2012 Kasım-Aralık terbiye aleti, Başbakan’a söylenmeden karar verilen Patriotlar. Bunların Suriye’den zıplayıp düşen obüs veya uçaksavar mermilerine karşı bir kabiliyeti yoktur. Öte yandan, Şam’ın Türkiye’yi balistik füzeyle vuracağı da yoktur.

Patriot sistemi, Malatya Kürecik’teki radar ve son olarak NATO kara komutanlığının İzmir’e konuşlanması, emperyalistlerin büyük savaş için tam da bizim buralara siper kazmalarından başka nedir ki!
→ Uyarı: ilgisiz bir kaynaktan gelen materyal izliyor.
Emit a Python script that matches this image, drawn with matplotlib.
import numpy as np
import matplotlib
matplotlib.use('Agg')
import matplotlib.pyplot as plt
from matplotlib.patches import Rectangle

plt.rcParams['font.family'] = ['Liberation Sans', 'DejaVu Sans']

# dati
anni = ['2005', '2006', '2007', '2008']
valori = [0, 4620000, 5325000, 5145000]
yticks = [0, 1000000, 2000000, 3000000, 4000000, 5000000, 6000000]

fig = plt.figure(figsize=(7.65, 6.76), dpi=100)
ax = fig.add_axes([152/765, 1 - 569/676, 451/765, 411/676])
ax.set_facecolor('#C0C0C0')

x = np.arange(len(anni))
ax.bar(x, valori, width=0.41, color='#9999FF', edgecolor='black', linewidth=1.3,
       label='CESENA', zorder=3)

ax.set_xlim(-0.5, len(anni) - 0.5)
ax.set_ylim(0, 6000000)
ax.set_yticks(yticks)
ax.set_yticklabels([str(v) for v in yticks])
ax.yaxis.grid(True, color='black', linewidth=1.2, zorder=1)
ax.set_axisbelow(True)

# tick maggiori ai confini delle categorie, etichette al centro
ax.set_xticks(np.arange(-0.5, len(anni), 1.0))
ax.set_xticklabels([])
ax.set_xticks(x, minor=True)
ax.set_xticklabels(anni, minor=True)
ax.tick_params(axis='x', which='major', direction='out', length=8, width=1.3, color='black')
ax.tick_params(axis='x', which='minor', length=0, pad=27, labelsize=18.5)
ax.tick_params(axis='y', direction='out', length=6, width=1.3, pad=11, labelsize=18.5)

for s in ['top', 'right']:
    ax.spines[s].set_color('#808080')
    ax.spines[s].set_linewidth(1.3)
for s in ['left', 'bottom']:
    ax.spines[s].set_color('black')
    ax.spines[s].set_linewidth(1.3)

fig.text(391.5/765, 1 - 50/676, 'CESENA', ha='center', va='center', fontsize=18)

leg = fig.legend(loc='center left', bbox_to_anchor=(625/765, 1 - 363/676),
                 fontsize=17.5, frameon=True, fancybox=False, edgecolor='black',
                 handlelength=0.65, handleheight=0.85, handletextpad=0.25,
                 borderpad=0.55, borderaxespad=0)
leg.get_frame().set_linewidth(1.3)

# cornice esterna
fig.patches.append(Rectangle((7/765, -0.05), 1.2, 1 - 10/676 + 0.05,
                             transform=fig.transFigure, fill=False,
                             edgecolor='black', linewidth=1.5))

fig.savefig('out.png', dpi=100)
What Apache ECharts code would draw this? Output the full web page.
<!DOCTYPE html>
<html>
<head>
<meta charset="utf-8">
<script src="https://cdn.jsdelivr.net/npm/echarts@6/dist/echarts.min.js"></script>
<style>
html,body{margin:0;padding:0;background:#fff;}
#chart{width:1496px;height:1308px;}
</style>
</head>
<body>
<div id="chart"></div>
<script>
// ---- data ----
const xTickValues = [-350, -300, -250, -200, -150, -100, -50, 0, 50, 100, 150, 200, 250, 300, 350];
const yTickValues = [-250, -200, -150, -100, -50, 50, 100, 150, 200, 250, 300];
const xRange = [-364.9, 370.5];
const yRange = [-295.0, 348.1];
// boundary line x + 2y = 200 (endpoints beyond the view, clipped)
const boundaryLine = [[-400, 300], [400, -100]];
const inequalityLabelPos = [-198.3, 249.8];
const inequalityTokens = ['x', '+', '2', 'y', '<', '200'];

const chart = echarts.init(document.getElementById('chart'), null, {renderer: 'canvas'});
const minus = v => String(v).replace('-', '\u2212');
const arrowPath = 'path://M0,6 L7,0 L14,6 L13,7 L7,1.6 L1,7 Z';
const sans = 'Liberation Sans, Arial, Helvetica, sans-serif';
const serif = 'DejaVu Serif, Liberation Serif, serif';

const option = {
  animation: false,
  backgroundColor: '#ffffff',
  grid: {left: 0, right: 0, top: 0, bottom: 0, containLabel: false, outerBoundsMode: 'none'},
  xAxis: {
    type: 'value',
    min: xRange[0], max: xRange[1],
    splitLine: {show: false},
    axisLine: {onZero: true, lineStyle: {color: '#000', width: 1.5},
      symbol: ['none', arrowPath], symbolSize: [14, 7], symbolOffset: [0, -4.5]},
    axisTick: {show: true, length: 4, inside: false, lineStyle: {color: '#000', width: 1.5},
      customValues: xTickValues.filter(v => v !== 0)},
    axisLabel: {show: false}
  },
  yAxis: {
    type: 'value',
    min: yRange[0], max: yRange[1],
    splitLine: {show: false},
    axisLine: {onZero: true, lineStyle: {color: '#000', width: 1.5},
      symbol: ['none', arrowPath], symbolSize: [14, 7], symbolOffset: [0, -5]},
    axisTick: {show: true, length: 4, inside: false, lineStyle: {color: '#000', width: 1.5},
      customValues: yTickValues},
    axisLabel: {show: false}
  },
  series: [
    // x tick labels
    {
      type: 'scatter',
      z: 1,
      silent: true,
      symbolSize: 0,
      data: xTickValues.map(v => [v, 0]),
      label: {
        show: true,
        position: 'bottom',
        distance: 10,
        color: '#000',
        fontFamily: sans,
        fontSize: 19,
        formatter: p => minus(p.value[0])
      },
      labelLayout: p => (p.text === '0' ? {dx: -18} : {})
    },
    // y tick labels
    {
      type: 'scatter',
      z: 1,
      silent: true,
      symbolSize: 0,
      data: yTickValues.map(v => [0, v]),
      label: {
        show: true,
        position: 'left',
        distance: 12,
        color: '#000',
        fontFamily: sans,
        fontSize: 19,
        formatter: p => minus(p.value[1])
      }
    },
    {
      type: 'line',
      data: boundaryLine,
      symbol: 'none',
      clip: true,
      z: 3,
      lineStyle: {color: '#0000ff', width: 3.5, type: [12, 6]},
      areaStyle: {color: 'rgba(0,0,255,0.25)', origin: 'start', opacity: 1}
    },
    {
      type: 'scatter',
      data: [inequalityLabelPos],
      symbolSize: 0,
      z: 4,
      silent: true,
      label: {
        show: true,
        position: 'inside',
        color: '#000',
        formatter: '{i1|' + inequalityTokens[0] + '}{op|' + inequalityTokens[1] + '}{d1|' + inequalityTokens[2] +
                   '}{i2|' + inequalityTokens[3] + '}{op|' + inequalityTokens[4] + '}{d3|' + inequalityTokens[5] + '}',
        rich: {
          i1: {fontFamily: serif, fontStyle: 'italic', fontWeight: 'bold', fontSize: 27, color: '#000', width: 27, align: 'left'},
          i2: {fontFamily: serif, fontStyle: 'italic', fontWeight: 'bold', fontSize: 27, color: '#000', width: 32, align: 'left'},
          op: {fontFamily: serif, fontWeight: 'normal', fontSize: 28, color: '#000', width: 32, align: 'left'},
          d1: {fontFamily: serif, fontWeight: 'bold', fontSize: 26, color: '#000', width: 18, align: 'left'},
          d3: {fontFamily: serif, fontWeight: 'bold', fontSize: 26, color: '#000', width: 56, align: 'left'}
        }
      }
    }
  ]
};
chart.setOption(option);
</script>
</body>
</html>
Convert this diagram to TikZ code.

Bu, Türkiye’nin 60 yıl önce NATO’ya giriş dilekçesi niyetine gençlerini Kore’de ölmeye yollamasından çok daha ağırdır. Yeni savaşın cephesi burada kurulacak, yani sonuç ne olursa olsun Türkiye yıkılacaktır.

Suriye politikasında ortaya çıkan faz farkını gidermek için Ankara olmadık işlere kalkışmaktadır. Terbiyenin Suriye’de alacağı biçim ise, Türkiye’nin uluslararası terör suçunun her geçen gün daha bariz hale gelmesi oluyor. AKP çetelerle ittifak halinde kendini çeteleştiriyor. Bu, proje sahiplerinin üstlenmeyip taşerona yıkacağı bir dizi risk anlamına gelir.